═══ MATERIAL SUPPLIED
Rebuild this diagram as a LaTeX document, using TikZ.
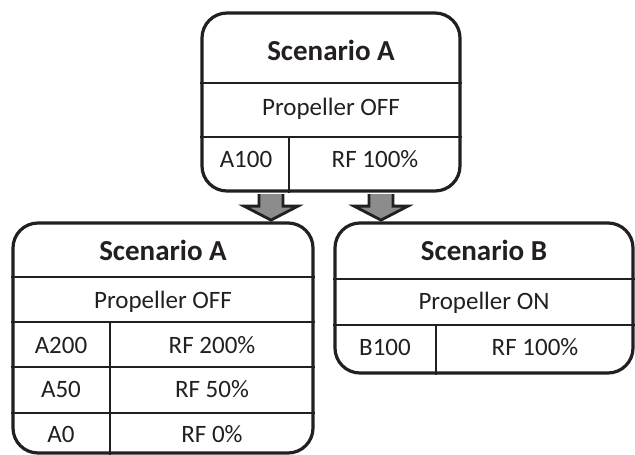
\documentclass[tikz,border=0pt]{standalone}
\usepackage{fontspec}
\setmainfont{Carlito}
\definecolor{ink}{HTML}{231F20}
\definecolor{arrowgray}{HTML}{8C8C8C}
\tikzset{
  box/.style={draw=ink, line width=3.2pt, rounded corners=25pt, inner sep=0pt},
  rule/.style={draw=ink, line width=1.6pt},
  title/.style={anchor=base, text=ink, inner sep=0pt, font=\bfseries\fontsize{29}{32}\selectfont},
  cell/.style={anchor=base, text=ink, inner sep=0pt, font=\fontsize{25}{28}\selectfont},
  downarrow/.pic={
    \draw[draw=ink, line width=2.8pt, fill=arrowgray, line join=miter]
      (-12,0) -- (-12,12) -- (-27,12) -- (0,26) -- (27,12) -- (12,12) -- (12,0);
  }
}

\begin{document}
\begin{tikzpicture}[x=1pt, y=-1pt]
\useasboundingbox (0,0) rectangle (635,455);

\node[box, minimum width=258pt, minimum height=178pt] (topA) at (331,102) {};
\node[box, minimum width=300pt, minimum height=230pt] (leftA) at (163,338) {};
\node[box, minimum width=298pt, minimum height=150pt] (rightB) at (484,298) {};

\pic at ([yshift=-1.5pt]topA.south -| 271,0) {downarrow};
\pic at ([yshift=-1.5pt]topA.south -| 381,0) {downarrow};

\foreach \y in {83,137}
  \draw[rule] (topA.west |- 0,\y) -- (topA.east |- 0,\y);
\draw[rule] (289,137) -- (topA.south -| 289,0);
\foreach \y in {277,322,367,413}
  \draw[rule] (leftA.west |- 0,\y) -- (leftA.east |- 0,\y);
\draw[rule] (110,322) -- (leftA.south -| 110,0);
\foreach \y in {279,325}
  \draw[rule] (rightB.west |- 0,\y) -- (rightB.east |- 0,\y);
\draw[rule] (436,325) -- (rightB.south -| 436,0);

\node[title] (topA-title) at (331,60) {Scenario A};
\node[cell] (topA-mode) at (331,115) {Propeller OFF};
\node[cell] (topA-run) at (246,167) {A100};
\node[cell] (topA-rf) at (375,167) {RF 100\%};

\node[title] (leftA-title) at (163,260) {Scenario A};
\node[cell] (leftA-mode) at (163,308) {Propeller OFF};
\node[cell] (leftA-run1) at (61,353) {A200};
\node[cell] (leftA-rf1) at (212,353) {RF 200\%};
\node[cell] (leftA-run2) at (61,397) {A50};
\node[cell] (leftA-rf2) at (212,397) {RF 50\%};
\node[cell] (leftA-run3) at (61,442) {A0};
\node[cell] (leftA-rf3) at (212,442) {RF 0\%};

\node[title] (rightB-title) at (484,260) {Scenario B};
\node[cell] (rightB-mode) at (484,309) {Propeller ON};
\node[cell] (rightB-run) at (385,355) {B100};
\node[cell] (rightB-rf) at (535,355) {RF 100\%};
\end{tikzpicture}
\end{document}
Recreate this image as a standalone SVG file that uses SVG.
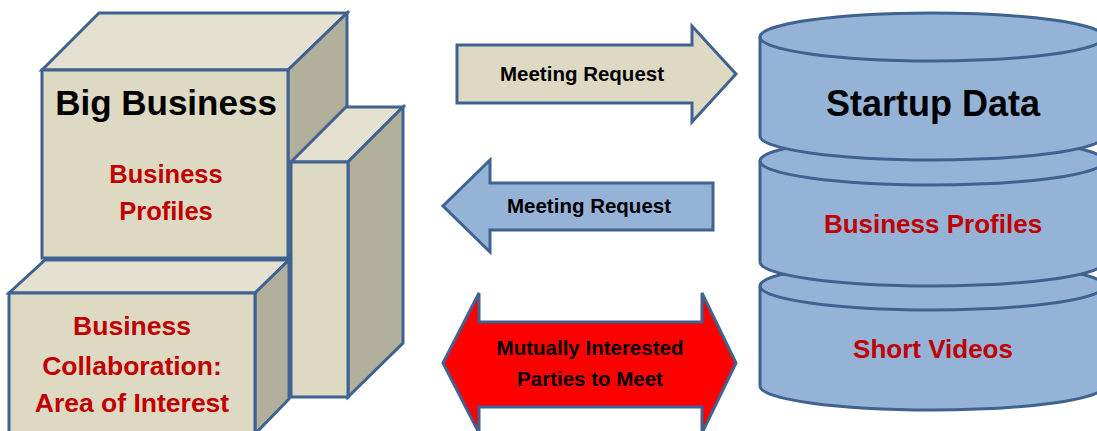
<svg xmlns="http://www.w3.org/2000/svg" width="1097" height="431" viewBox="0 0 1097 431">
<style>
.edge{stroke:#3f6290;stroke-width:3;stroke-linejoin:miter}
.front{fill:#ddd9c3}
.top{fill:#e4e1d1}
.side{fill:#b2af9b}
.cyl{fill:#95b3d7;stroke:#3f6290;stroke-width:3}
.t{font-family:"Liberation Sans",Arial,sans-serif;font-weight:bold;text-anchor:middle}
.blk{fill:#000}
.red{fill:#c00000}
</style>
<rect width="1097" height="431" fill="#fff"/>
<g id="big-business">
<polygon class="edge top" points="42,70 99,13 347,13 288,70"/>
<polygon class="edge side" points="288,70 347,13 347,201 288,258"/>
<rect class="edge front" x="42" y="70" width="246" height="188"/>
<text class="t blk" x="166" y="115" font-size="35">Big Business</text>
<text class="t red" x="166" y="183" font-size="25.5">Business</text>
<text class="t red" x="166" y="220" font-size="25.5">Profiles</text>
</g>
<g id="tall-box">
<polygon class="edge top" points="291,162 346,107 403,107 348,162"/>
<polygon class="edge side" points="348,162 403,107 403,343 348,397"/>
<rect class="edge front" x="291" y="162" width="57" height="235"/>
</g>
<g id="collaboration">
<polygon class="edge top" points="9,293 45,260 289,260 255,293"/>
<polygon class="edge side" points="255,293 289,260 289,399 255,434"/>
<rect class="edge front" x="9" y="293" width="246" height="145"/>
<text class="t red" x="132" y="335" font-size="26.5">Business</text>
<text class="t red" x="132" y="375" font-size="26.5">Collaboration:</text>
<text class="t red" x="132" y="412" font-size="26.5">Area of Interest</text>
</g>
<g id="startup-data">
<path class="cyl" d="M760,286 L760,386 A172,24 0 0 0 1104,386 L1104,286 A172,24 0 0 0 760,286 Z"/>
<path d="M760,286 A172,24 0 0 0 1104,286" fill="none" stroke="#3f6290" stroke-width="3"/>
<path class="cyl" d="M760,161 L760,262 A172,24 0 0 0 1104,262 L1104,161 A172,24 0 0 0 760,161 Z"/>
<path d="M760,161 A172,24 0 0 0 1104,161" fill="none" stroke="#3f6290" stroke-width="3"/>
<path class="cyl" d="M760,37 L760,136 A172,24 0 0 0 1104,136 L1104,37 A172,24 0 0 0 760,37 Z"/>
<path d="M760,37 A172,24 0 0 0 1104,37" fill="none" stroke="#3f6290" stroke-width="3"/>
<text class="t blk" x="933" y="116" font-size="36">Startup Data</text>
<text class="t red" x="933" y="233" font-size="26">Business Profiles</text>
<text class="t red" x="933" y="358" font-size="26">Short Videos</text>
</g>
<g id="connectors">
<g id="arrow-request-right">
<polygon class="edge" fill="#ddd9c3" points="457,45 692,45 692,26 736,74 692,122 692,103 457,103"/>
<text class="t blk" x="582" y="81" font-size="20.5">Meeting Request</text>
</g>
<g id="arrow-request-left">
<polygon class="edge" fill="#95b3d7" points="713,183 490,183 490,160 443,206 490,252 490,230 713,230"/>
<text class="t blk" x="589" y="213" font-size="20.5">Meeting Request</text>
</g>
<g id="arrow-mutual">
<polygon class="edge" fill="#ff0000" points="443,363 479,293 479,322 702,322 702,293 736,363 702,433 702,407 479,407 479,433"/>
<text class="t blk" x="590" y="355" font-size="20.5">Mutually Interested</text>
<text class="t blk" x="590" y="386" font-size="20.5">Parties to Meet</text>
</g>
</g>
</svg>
══════
WORK INSTRUCTIONS »
Omit every picture, and please return the entries exactly from the first line through the line with "(0,0) rectangle (635,455);", both included.

PROBLEM SOLUTION »
Rebuild this diagram as a LaTeX document, using TikZ.
\documentclass[tikz,border=0pt]{standalone}
\usepackage{fontspec}
\setmainfont{Carlito}
\definecolor{ink}{HTML}{231F20}
\definecolor{arrowgray}{HTML}{8C8C8C}
\tikzset{
  box/.style={draw=ink, line width=3.2pt, rounded corners=25pt, inner sep=0pt},
  rule/.style={draw=ink, line width=1.6pt},
  title/.style={anchor=base, text=ink, inner sep=0pt, font=\bfseries\fontsize{29}{32}\selectfont},
  cell/.style={anchor=base, text=ink, inner sep=0pt, font=\fontsize{25}{28}\selectfont},
  downarrow/.pic={
    \draw[draw=ink, line width=2.8pt, fill=arrowgray, line join=miter]
      (-12,0) -- (-12,12) -- (-27,12) -- (0,26) -- (27,12) -- (12,12) -- (12,0);
  }
}

\begin{document}
\begin{tikzpicture}[x=1pt, y=-1pt]
\useasboundingbox (0,0) rectangle (635,455);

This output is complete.